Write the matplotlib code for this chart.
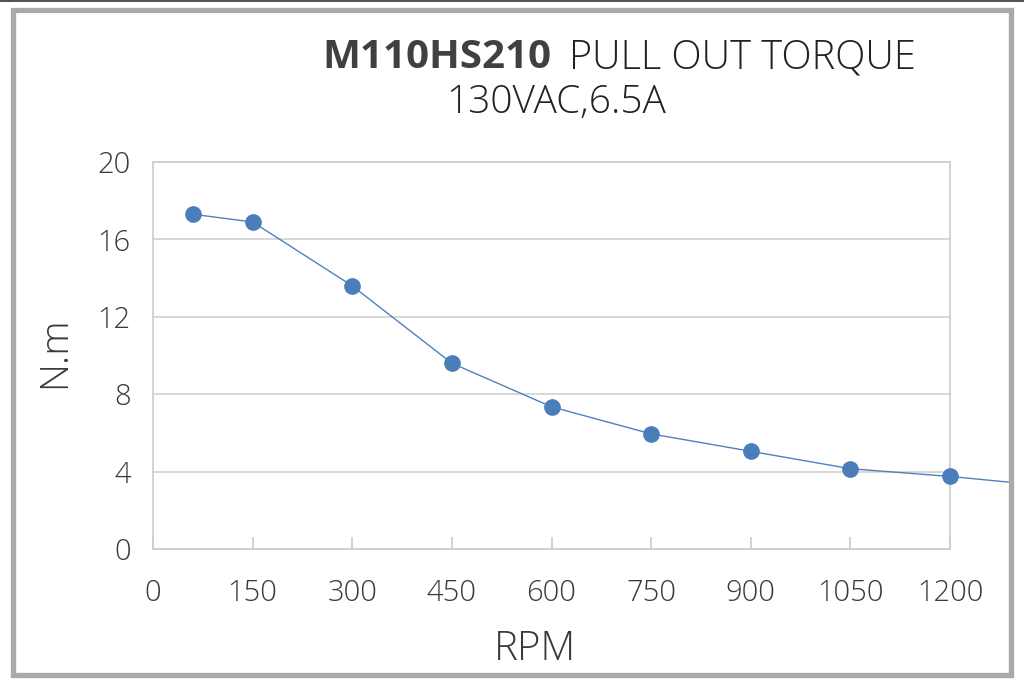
import matplotlib
matplotlib.use("Agg")
import matplotlib.pyplot as plt
from matplotlib.patches import Rectangle
from matplotlib.lines import Line2D

rpm = [60, 150, 300, 450, 600, 750, 900, 1050, 1200, 1350]
torque = [17.3, 16.9, 13.6, 9.6, 7.35, 5.95, 5.05, 4.15, 3.75, 3.25]
xticks = [0, 150, 300, 450, 600, 750, 900, 1050, 1200]
yticks = [0, 4, 8, 12, 16, 20]
title_bold = "M110HS210"
title_rest = "PULL OUT TORQUE"
subtitle = "130VAC,6.5A"
xlabel = "RPM"
ylabel = "N.m"

W, H = 1024, 685
fig = plt.figure(figsize=(W / 100, H / 100), dpi=100)
fig.patch.set_facecolor("white")
FONT = "Open Sans"
TXT = "#3a3a3a"

ax = fig.add_axes([153 / W, 1 - 549 / H, (950 - 153) / W, (549 - 162) / H])
ax.set_xlim(0, 1200)
ax.set_ylim(0, 20)
ax.set_xticks(xticks)
ax.set_yticks(yticks)
ax.grid(axis="y", color="#d4d4d4", linewidth=1.3)
ax.set_axisbelow(True)
for s in ax.spines.values():
    s.set_color("#cfcfcf")
    s.set_linewidth(1.3)
ax.tick_params(axis="x", direction="in", length=9, width=1.3, color="#cfcfcf",
               pad=21, labelsize=21, labelcolor=TXT)
ax.tick_params(axis="y", length=0, pad=16, labelsize=21, labelcolor=TXT)
for lab in ax.get_xticklabels() + ax.get_yticklabels():
    lab.set_fontfamily(FONT)
    lab.set_fontweight("light")

line, = ax.plot(rpm, torque, color="#4f81bd", linewidth=1.0, marker="o",
                markersize=11, markerfacecolor="#4a7ebb", markeredgecolor="#4a7ebb",
                zorder=5)
clip_rect = Rectangle((0, 0), 1009 / W, 1, transform=fig.transFigure, visible=False)
fig.add_artist(clip_rect)
line.set_clip_path(clip_rect)
line.set_clip_on(True)

fig.text(535 / W, 1 - 650 / H, xlabel, ha="center", va="center", fontsize=29,
         family=FONT, fontweight="light", color=TXT)
fig.text(55 / W, 1 - 352 / H, ylabel, ha="center", va="center", fontsize=28,
         rotation=90, family=FONT, fontweight="light", color=TXT)

fig.text(551 / W, 1 - 58 / H, title_bold, ha="right", va="center", fontsize=29,
         family=FONT, fontweight="bold", color="#404040")
fig.text(569 / W, 1 - 58 / H, title_rest, ha="left", va="center", fontsize=28.5,
         family=FONT, fontweight="light", color="#222222")
fig.text(556 / W, 1 - 103 / H, subtitle, ha="center", va="center", fontsize=28,
         family=FONT, fontweight="light", color="#222222")

# outer grey frame
fig.add_artist(Rectangle((12.5 / W, 1 - 675 / H), (1011 - 12.5) / W, (675 - 10) / H,
                         transform=fig.transFigure, fill=False, edgecolor="#a9a9a9",
                         linewidth=3.8, zorder=10))
fig.add_artist(Line2D([0, 1], [1 - 0.8 / H, 1 - 0.8 / H], transform=fig.transFigure,
                      color="#333333", linewidth=1.2, zorder=10))

fig.savefig("out.png", dpi=100, facecolor="white")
- - - - -
* **GIVEN PROBLEM**
Print the complete listing exactly, apart from any pictures.

* **RESULT FOR THIS EXERCISE**
Write the matplotlib code for this chart.
import matplotlib
matplotlib.use("Agg")
import matplotlib.pyplot as plt
from matplotlib.patches import Rectangle
from matplotlib.lines import Line2D

rpm = [60, 150, 300, 450, 600, 750, 900, 1050, 1200, 1350]
torque = [17.3, 16.9, 13.6, 9.6, 7.35, 5.95, 5.05, 4.15, 3.75, 3.25]
xticks = [0, 150, 300, 450, 600, 750, 900, 1050, 1200]
yticks = [0, 4, 8, 12, 16, 20]
title_bold = "M110HS210"
title_rest = "PULL OUT TORQUE"
subtitle = "130VAC,6.5A"
xlabel = "RPM"
ylabel = "N.m"

W, H = 1024, 685
fig = plt.figure(figsize=(W / 100, H / 100), dpi=100)
fig.patch.set_facecolor("white")
FONT = "Open Sans"
TXT = "#3a3a3a"

ax = fig.add_axes([153 / W, 1 - 549 / H, (950 - 153) / W, (549 - 162) / H])
ax.set_xlim(0, 1200)
ax.set_ylim(0, 20)
ax.set_xticks(xticks)
ax.set_yticks(yticks)
ax.grid(axis="y", color="#d4d4d4", linewidth=1.3)
ax.set_axisbelow(True)
for s in ax.spines.values():
    s.set_color("#cfcfcf")
    s.set_linewidth(1.3)
ax.tick_params(axis="x", direction="in", length=9, width=1.3, color="#cfcfcf",
               pad=21, labelsize=21, labelcolor=TXT)
ax.tick_params(axis="y", length=0, pad=16, labelsize=21, labelcolor=TXT)
for lab in ax.get_xticklabels() + ax.get_yticklabels():
    lab.set_fontfamily(FONT)
    lab.set_fontweight("light")

line, = ax.plot(rpm, torque, color="#4f81bd", linewidth=1.0, marker="o",
                markersize=11, markerfacecolor="#4a7ebb", markeredgecolor="#4a7ebb",
                zorder=5)
clip_rect = Rectangle((0, 0), 1009 / W, 1, transform=fig.transFigure, visible=False)
fig.add_artist(clip_rect)
line.set_clip_path(clip_rect)
line.set_clip_on(True)

fig.text(535 / W, 1 - 650 / H, xlabel, ha="center", va="center", fontsize=29,
         family=FONT, fontweight="light", color=TXT)
fig.text(55 / W, 1 - 352 / H, ylabel, ha="center", va="center", fontsize=28,
         rotation=90, family=FONT, fontweight="light", color=TXT)

fig.text(551 / W, 1 - 58 / H, title_bold, ha="right", va="center", fontsize=29,
         family=FONT, fontweight="bold", color="#404040")
fig.text(569 / W, 1 - 58 / H, title_rest, ha="left", va="center", fontsize=28.5,
         family=FONT, fontweight="light", color="#222222")
fig.text(556 / W, 1 - 103 / H, subtitle, ha="center", va="center", fontsize=28,
         family=FONT, fontweight="light", color="#222222")

# outer grey frame
fig.add_artist(Rectangle((12.5 / W, 1 - 675 / H), (1011 - 12.5) / W, (675 - 10) / H,
                         transform=fig.transFigure, fill=False, edgecolor="#a9a9a9",
                         linewidth=3.8, zorder=10))
fig.add_artist(Line2D([0, 1], [1 - 0.8 / H, 1 - 0.8 / H], transform=fig.transFigure,
                      color="#333333", linewidth=1.2, zorder=10))

fig.savefig("out.png", dpi=100, facecolor="white")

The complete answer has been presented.